As the novel opens, Simon reveals to his wife that he has hired a new employee who previously worked for a Portland newspaper and was a former farm team player for the Red Sox. Most recently, however, the man has been unemployed – serving a six year term in the jail in Warren for an assault on a woman. Appalled at Simon’s lack of curiosity about this crime, Amy, not surprisingly takes the side of the woman victim, wondering aloud if the victim, too, has a new job, “that is, if she’s gotten over the trauma of being sexually assaulted by your new hire.” The new employee has told Simon that there are two sides for everything, but Amy feels such crimes are too damaging to women to be forgiven and she refuses to meet him. Whether or not he will be able to start a new life in Red Paint is an open question, as the author introduces his themes of crimes, atonement, and forgiveness.
Soon after, Simon receives the first of what will eventually number six postcards from around the country, none of them signed, but gradually hinting at some terrible deed that Simon committed in the past. Simon has no idea what it is. As the cards are mailed from closer and closer cities, first from the Salt Lake, and then from Chicago, Philadelphia, Boston, and Portland, Simon and Amy become more stressed and more impatient with each other. The final postcard, proclaiming “It’s Bigger in Maine,” is hand-delivered, and the message demands that Simon meet with the sender on the dock below the local Bayswater Inn during the 25th reunion celebration.

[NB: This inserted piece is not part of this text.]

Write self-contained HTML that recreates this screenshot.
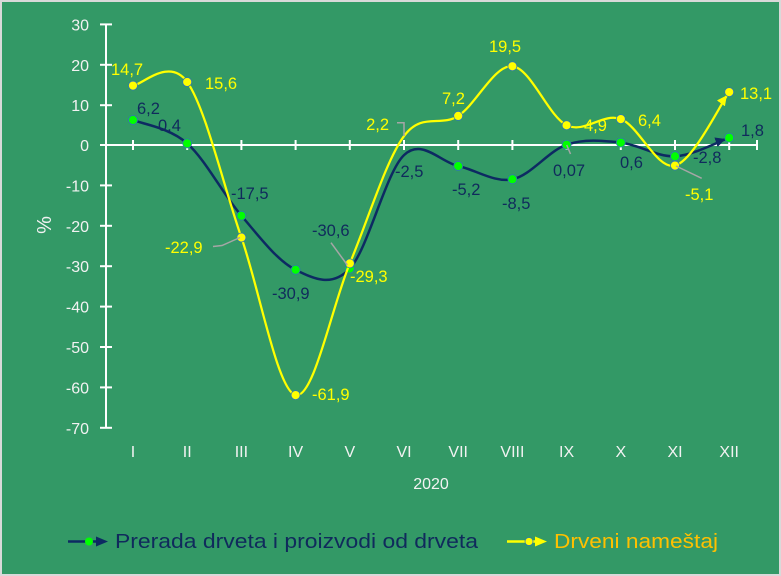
<!DOCTYPE html>
<html>
<head>
<meta charset="utf-8">
<style>
  html,body{margin:0;padding:0;background:#d9d9d9;}
  svg{display:block;}
  text{font-family:"Liberation Sans",Arial,sans-serif;}
</style>
</head>
<body>
<svg width="781" height="576" viewBox="0 0 781 576" xmlns="http://www.w3.org/2000/svg">
  <defs>
    <marker id="arrN" markerUnits="userSpaceOnUse" markerWidth="14" markerHeight="10" refX="14" refY="5" orient="auto" viewBox="0 0 14 10">
      <path d="M0,0 L10,5 L0,10 z" fill="#0d2a62"/>
    </marker>
    <marker id="arrY" markerUnits="userSpaceOnUse" markerWidth="14" markerHeight="10" refX="14" refY="5" orient="auto" viewBox="0 0 14 10">
      <path d="M0,0 L10,5 L0,10 z" fill="#ffff00"/>
    </marker>
  </defs>
  <rect x="0" y="0" width="781" height="576" fill="#d9d9d9"/>
  <rect x="2" y="2" width="777" height="572" fill="#339966"/>

  <!-- Y axis -->
  <g stroke="#ffffff" stroke-width="2">
    <line x1="106" y1="24" x2="106" y2="428"/>
    <line x1="100" y1="24.4" x2="112" y2="24.4"/>
    <line x1="100" y1="64.8" x2="112" y2="64.8"/>
    <line x1="100" y1="105.2" x2="112" y2="105.2"/>
    <line x1="100" y1="145" x2="112" y2="145"/>
    <line x1="100" y1="185.4" x2="112" y2="185.4"/>
    <line x1="100" y1="225.8" x2="112" y2="225.8"/>
    <line x1="100" y1="266.2" x2="112" y2="266.2"/>
    <line x1="100" y1="306.6" x2="112" y2="306.6"/>
    <line x1="100" y1="347" x2="112" y2="347"/>
    <line x1="100" y1="387.4" x2="112" y2="387.4"/>
    <line x1="100" y1="427.8" x2="112" y2="427.8"/>
    <!-- X axis -->
    <line x1="106" y1="145" x2="757" y2="145"/>
    <line x1="133" y1="140" x2="133" y2="150"/>
    <line x1="187.2" y1="140" x2="187.2" y2="150"/>
    <line x1="241.4" y1="140" x2="241.4" y2="150"/>
    <line x1="295.6" y1="140" x2="295.6" y2="150"/>
    <line x1="349.8" y1="140" x2="349.8" y2="150"/>
    <line x1="404" y1="140" x2="404" y2="150"/>
    <line x1="458.2" y1="140" x2="458.2" y2="150"/>
    <line x1="512.4" y1="140" x2="512.4" y2="150"/>
    <line x1="566.6" y1="140" x2="566.6" y2="150"/>
    <line x1="620.8" y1="140" x2="620.8" y2="150"/>
    <line x1="675" y1="140" x2="675" y2="150"/>
    <line x1="729.2" y1="140" x2="729.2" y2="150"/>
    <line x1="757" y1="140" x2="757" y2="150"/>
  </g>

  <!-- Y tick labels -->
  <g fill="#f2f2f2" font-size="16" text-anchor="end">
    <text x="89" y="30.4">30</text>
    <text x="89" y="70.8">20</text>
    <text x="89" y="111.2">10</text>
    <text x="89" y="151">0</text>
    <text x="89" y="191.4">-10</text>
    <text x="89" y="231.8">-20</text>
    <text x="89" y="272.2">-30</text>
    <text x="89" y="312.6">-40</text>
    <text x="89" y="353">-50</text>
    <text x="89" y="393.4">-60</text>
    <text x="89" y="433.8">-70</text>
  </g>
  <text x="0" y="0" fill="#f2f2f2" font-size="20" text-anchor="middle" transform="translate(51,225) rotate(-90)">%</text>

  <!-- X labels -->
  <g fill="#f2f2f2" font-size="16" text-anchor="middle">
    <text x="133" y="457">I</text>
    <text x="187.2" y="457">II</text>
    <text x="241.4" y="457">III</text>
    <text x="295.6" y="457">IV</text>
    <text x="349.8" y="457">V</text>
    <text x="404" y="457">VI</text>
    <text x="458.2" y="457">VII</text>
    <text x="512.4" y="457">VIII</text>
    <text x="566.6" y="457">IX</text>
    <text x="620.8" y="457">X</text>
    <text x="675" y="457">XI</text>
    <text x="729.2" y="457">XII</text>
    <text x="431" y="489">2020</text>
  </g>

  <!-- Navy series -->
  <path fill="none" stroke="#0d2a62" stroke-width="2.5" marker-end="url(#arrN)"
    d="M133,120 C142.03,123.9 169.13,127.45 187.2,143.4
       C205.27,159.35 223.33,194.63 241.4,215.7
       C259.47,236.77 277.53,260.98 295.6,269.8
       C313.67,278.62 331.73,287.72 349.8,268.6
       C367.87,249.48 385.93,172.2 404,155.1
       C422.07,138 440.13,161.97 458.2,166
       C476.27,170.03 494.33,182.85 512.4,179.3
       C530.47,175.75 548.53,150.82 566.6,144.7
       C584.67,138.58 602.73,140.67 620.8,142.6
       C638.87,144.53 656.93,157.12 675,156.3
       C693.07,155.48 720.17,140.8 729.2,137.7"/>
  <g fill="#00ff00" stroke="#2e75b6" stroke-width="0.75">
    <circle cx="133" cy="120" r="4.5"/>
    <circle cx="187.2" cy="143.4" r="4.5"/>
    <circle cx="241.4" cy="215.7" r="4.5"/>
    <circle cx="295.6" cy="269.8" r="4.5"/>
    <circle cx="349.8" cy="268.6" r="4.5"/>
    <circle cx="458.2" cy="166" r="4.5"/>
    <circle cx="512.4" cy="179.3" r="4.5"/>
    <circle cx="566.6" cy="144.7" r="4.5"/>
    <circle cx="620.8" cy="142.6" r="4.5"/>
    <circle cx="675" cy="156.3" r="4.5"/>
    <circle cx="729.2" cy="137.7" r="4.5"/>
  </g>

  <!-- Yellow series -->
  <path fill="none" stroke="#ffff00" stroke-width="2.25" marker-end="url(#arrY)"
    d="M133,85.6 C142.03,85 169.13,56.7 187.2,82
       C205.27,107.32 223.33,185.32 241.4,237.5
       C259.47,289.68 277.53,390.78 295.6,395.1
       C313.67,399.42 331.73,306.57 349.8,263.4
       C367.87,220.23 385.93,160.68 404,136.1
       C422.07,111.52 440.13,127.55 458.2,115.9
       C476.27,104.25 494.33,64.65 512.4,66.2
       C530.47,67.75 548.53,116.38 566.6,125.2
       C584.67,134.02 602.73,112.37 620.8,119.1
       C638.87,125.83 656.93,170.1 675,165.6
       C693.07,161.1 720.17,104.35 729.2,92.1"/>
  <g fill="#ffff00" stroke="#2e75b6" stroke-width="0.75">
    <circle cx="133" cy="85.6" r="4.5"/>
    <circle cx="187.2" cy="82" r="4.5"/>
    <circle cx="241.4" cy="237.5" r="4.5"/>
    <circle cx="295.6" cy="395.1" r="4.5"/>
    <circle cx="349.8" cy="263.4" r="4.5"/>
    <circle cx="458.2" cy="115.9" r="4.5"/>
    <circle cx="512.4" cy="66.2" r="4.5"/>
    <circle cx="566.6" cy="125.2" r="4.5"/>
    <circle cx="620.8" cy="119.1" r="4.5"/>
    <circle cx="675" cy="165.6" r="4.5"/>
    <circle cx="729.2" cy="92.1" r="4.5"/>
  </g>

  <!-- Leader lines -->
  <g fill="none" stroke="#a6a6a6" stroke-width="1.5">
    <polyline points="213,246.5 222,245.5 240,237.5"/>
    <line x1="331" y1="242.7" x2="347.3" y2="265"/>
    <polyline points="397,122.7 404,122.7 404,136"/>
    <line x1="566.7" y1="145" x2="570.5" y2="154"/>
    <line x1="676" y1="166" x2="701.7" y2="178.3"/>
  </g>

  <!-- Yellow data labels -->
  <g fill="#ffff00" font-size="16.5">
    <text x="111" y="75">14,7</text>
    <text x="205" y="89">15,6</text>
    <text x="165" y="253">-22,9</text>
    <text x="312" y="400">-61,9</text>
    <text x="350" y="282">-29,3</text>
    <text x="389" y="130" text-anchor="end">2,2</text>
    <text x="442" y="104">7,2</text>
    <text x="489" y="52">19,5</text>
    <text x="584" y="131">4,9</text>
    <text x="638" y="126">6,4</text>
    <text x="685" y="200">-5,1</text>
    <text x="740" y="99">13,1</text>
  </g>

  <!-- Navy data labels -->
  <g fill="#102a5c" font-size="16.5">
    <text x="137" y="114">6,2</text>
    <text x="158" y="131">0,4</text>
    <text x="231" y="199">-17,5</text>
    <text x="272" y="299">-30,9</text>
    <text x="312" y="236">-30,6</text>
    <text x="395" y="177">-2,5</text>
    <text x="452" y="195">-5,2</text>
    <text x="502" y="209">-8,5</text>
    <text x="553" y="176">0,07</text>
    <text x="620" y="168">0,6</text>
    <text x="693" y="163">-2,8</text>
    <text x="741" y="136">1,8</text>
  </g>

  <!-- Legend -->
  <line x1="68" y1="541.5" x2="100" y2="541.5" stroke="#0d2a62" stroke-width="2.5"/>
  <circle cx="89" cy="541.5" r="4" fill="#00ff00"/>
  <polygon points="96,536.5 108,541.5 96,546.5" fill="#0d2a62"/>
  <text x="115" y="548" fill="#102a5c" font-size="20" textLength="363" lengthAdjust="spacingAndGlyphs">Prerada drveta i proizvodi od drveta</text>

  <line x1="507" y1="541.5" x2="540" y2="541.5" stroke="#ffff00" stroke-width="2.5"/>
  <circle cx="529" cy="541.5" r="4" fill="#ffff00" stroke="#2e75b6" stroke-width="0.75"/>
  <polygon points="535,536.5 547,541.5 535,546.5" fill="#ffff00"/>
  <text x="554" y="548" fill="#ffc000" font-size="20" textLength="164" lengthAdjust="spacingAndGlyphs">Drveni nameštaj</text>
</svg>
</body>
</html>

Before the last card is delivered, their writer has been in Red Paint for a couple of weeks. He has discovered where Simon lives and has paid undiscovered visits to the house. He has followed the family and approached their son privately more than once. He conducts regular stake-outs outside, unknown to the Howes. By the time Simon receives that card, author George Harrar has ratcheted the tension up to the breaking point in the style of a classic Alfred Hitchcock thriller.
The author also allows the stalker to express his own point of view in chapters which interrupt and give context to Simon’s story, and as the stalker reveals to the reader that he lived in Red Paint many years ago, he reveals an event involving Simon Howe during Simon’s graduation week. He continues to avoid Simon in person, however, wanting to prolong the suspense in an effort to torment him, and his most devious plan is to torture Simon through his wife Amy, wreaking a most elaborate revenge.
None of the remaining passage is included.